30      That said, your offending was extremely violent.  You brutalised and raped the person you claimed to love.  You viciously attacked and threatened her when she was pregnant.  Your moral culpability in my view is high.  Principals of general deterrence and denunciation are significant facts in your case.  You also need to be specifically deterred from repeated offending in the future.

31      Given your significant criminal history and the repeated violent nature of your offending, I regard your prospects for rehabilitation as grim.  You have absolutely no remorse for your violent offending.  On all charges you are convicted.  On indictment 12867206.2B Charge 1, common assault, you are sentenced to six months imprisonment.  Charge 2, common assault, you are sentenced to six months imprisonment.  On Charge 4, rape, you are sentenced to eight years and six months imprisonment.  I order that three months of each of the sentences on Charges 1 and 2 be served cumulatively on Charge 4, the base sentence on that indictment.  That is an effective term of imprisonment of nine years on that indictment.

32      

On indictment 12867206.2D on Charge 1, common assault, you are sentenced to six months imprisonment.  Charge 2, threat to kill, you are sentenced to


nine months imprisonment.  On Charge 3, common assault, you are sentenced to nine months imprisonment.  On Charge 4, common assault, you are sentenced to three months imprisonment.  On Charge 5, threat to kill, you are sentenced to 12 months imprisonment and on Charge 7, recklessly causing injury, you are sentenced to nine months imprisonment.  I order that


three months of each of the sentences imposed on Charges 2, 3 and 7 be served cumulatively on the sentence imposed on Charge 5, the base sentence on that indictment.  That is an effective term of imprisonment of one year and nine months on that indictment.

33 On indictment 12867206.2E Charge 1 and Charge 2, the two charges one of possess cannabis and one of possess methamphetamine you are fined an aggregate sum of $500 on both charges. On the related summary offences of contravening bail conditions, possession of a prohibited weapon and possessing cartridge ammunition, I impose an aggregate term of imprisonment of one month. I indicate that pursuant to s6AAA but for your pleas of guilty on those matters, I would have imposed a sentence of two months imprisonment.

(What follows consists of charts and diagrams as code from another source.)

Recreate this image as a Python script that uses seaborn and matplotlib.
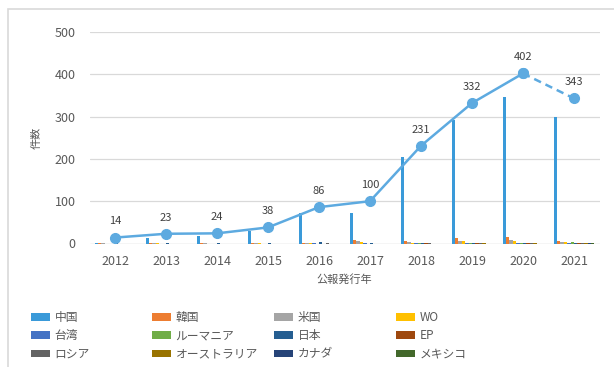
import numpy as np
import pandas as pd
import seaborn as sns
import matplotlib
matplotlib.use("Agg")
import matplotlib.pyplot as plt
from matplotlib.patches import Patch, Rectangle

# --- data -------------------------------------------------------------
years = ["2012", "2013", "2014", "2015", "2016", "2017", "2018", "2019", "2020", "2021"]
totals = [14, 23, 24, 38, 86, 100, 231, 332, 402, 343]

countries = ["中国", "韓国", "米国", "WO", "台湾", "ルーマニア",
             "日本", "EP", "ロシア", "オーストラリア", "カナダ", "メキシコ"]

china = [2, 13, 18, 30, 73, 71, 205, 292, 347, 300]
korea = [1, 2, 1, 1, 2, 9, 7, 12, 16, 5]
usa = [1, 1, 1, 1, 1, 5, 3, 6, 8, 4]
wo = [0, 1, 0, 1, 1, 3, 2, 6, 5, 4]
taiwan = [0, 0, 0, 0, 1, 1, 1, 2, 1, 2]
romania = [0, 0, 0, 0, 0, 0, 1, 1, 1, 3]
japan = [1, 1, 1, 1, 3, 1, 2, 2, 2, 2]
ep = [0, 0, 0, 0, 0, 0, 1, 1, 2, 1]
russia = [0, 0, 0, 0, 1, 0, 1, 1, 1, 1]
australia = [0, 0, 0, 0, 0, 0, 0, 1, 1, 1]
canada = [0, 0, 0, 0, 0, 0, 0, 0, 0, 1]
mexico = [0, 0, 0, 0, 0, 0, 0, 0, 0, 1]

series = [china, korea, usa, wo, taiwan, romania,
          japan, ep, russia, australia, canada, mexico]

colors = ["#3A9AD9", "#ED7D31", "#A5A5A5", "#FFC000", "#4472C4", "#70AD47",
          "#255E91", "#9E480E", "#636363", "#997300", "#264478", "#43682B"]

df = pd.DataFrame(
    [(y, c, v) for c, vals in zip(countries, series) for y, v in zip(years, vals)],
    columns=["year", "country", "count"],
)

# --- style ------------------------------------------------------------
sns.set_theme(style="white")
plt.rcParams["font.family"] = ["Noto Sans CJK JP", "DejaVu Sans"]
text_gray = "#595959"

W, H = 614, 367
fig = plt.figure(figsize=(W / 100, H / 100), dpi=100)
fig.patch.set_facecolor("white")

ax = fig.add_axes([89.5 / W, 1 - 243.5 / H, 510 / W, 211.5 / H])

sns.barplot(data=df, x="year", y="count", hue="country", order=years,
            hue_order=countries, palette=colors, width=0.8, saturation=1,
            errorbar=None, legend=False, ax=ax, linewidth=0)

# total line: solid through 2020, dashed to 2021
pos = np.arange(len(years))
line_color = "#5DAAE0"
ax.plot(pos[:-1], totals[:-1], color=line_color, lw=1.8, marker="o",
        markersize=7, zorder=5)
ax.plot(pos[-2:], totals[-2:], color=line_color, lw=1.8, ls=(0, (3, 2)),
        marker="o", markersize=7, zorder=5)

for p, t in zip(pos, totals):
    ax.annotate(str(t), (p, t), xytext=(0, 8), textcoords="offset points",
                ha="center", va="bottom", fontsize=8, color="#404040")

ax.set_xlim(-0.5, len(years) - 0.5)
ax.set_ylim(0, 500)
ax.set_yticks(range(0, 501, 100))
ax.yaxis.grid(True, color="#D9D9D9", lw=0.9)
ax.set_axisbelow(True)
for s in ax.spines.values():
    s.set_visible(False)
ax.axhline(0, color="#D9D9D9", lw=0.9, zorder=0)
ax.tick_params(axis="both", length=0, labelsize=9, labelcolor=text_gray)
ax.tick_params(axis="y", pad=10)
ax.tick_params(axis="x", pad=8)

ax.set_xlabel("公報発行年", fontsize=8, color=text_gray, labelpad=5)
ax.set_ylabel("件数", fontsize=8, color=text_gray, labelpad=9)

# legend in four evenly spaced columns
col_x = [31, 152, 274, 396]
for j, x in enumerate(col_x):
    idx = [j, j + 4, j + 8]
    handles = [Patch(facecolor=colors[i], edgecolor="none", label=countries[i]) for i in idx]
    leg = fig.legend(handles=handles, loc="upper left",
                     bbox_to_anchor=(x / W, 1 - 311 / H), frameon=False,
                     fontsize=8.5, handlelength=1.6, handleheight=0.6,
                     handletextpad=0.4, labelspacing=0.45, borderpad=0,
                     borderaxespad=0)
    for t in leg.get_texts():
        t.set_color(text_gray)

# chart frame
fig.patches.append(Rectangle((8 / W, -0.1), 2, 1 - 9 / H + 0.1, fill=False,
                             edgecolor="#D9D9D9", lw=1.2,
                             transform=fig.transFigure, figure=fig))

fig.savefig("out.png", dpi=100)
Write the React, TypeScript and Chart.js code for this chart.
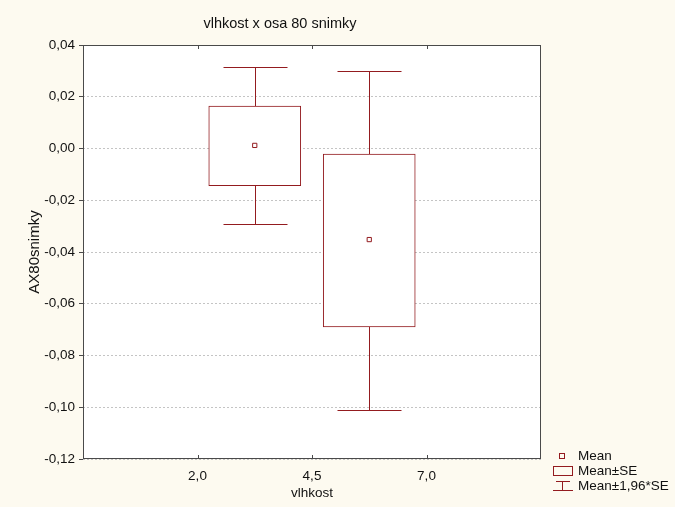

34      I direct that 12 months of the sentence imposed on indictment 12867206.2D be served cumulatively on the sentence imposed on indictment 12867206.2B.  That is an effective total term of imprisonment of 10 years and I order that you serve six years and six months of that sentence before being eligible for parole.

35      HIS HONOUR:  What's the current PSD?

36      MS JOOSTEN:  Your Honour it's 1247 days not including today's date.

37      HIS HONOUR:  I declare that 1247 days of the sentence that I have just imposed, not including today, has already been served by way of pre-sentence detention.  I make the ancillary orders sought by the prosecution.

38      HIS HONOUR:  Anything else?

39      MS JOOSTEN:  Nothing Your Honour.

40      MR HAYWARD:  Nothing from me.

41      HIS HONOUR:  All right, terminate the link please.

42      MR HAYWARD:  As Your Honour pleases.

43      HIS HONOUR:  All right I'll adjourn until next Wednesday.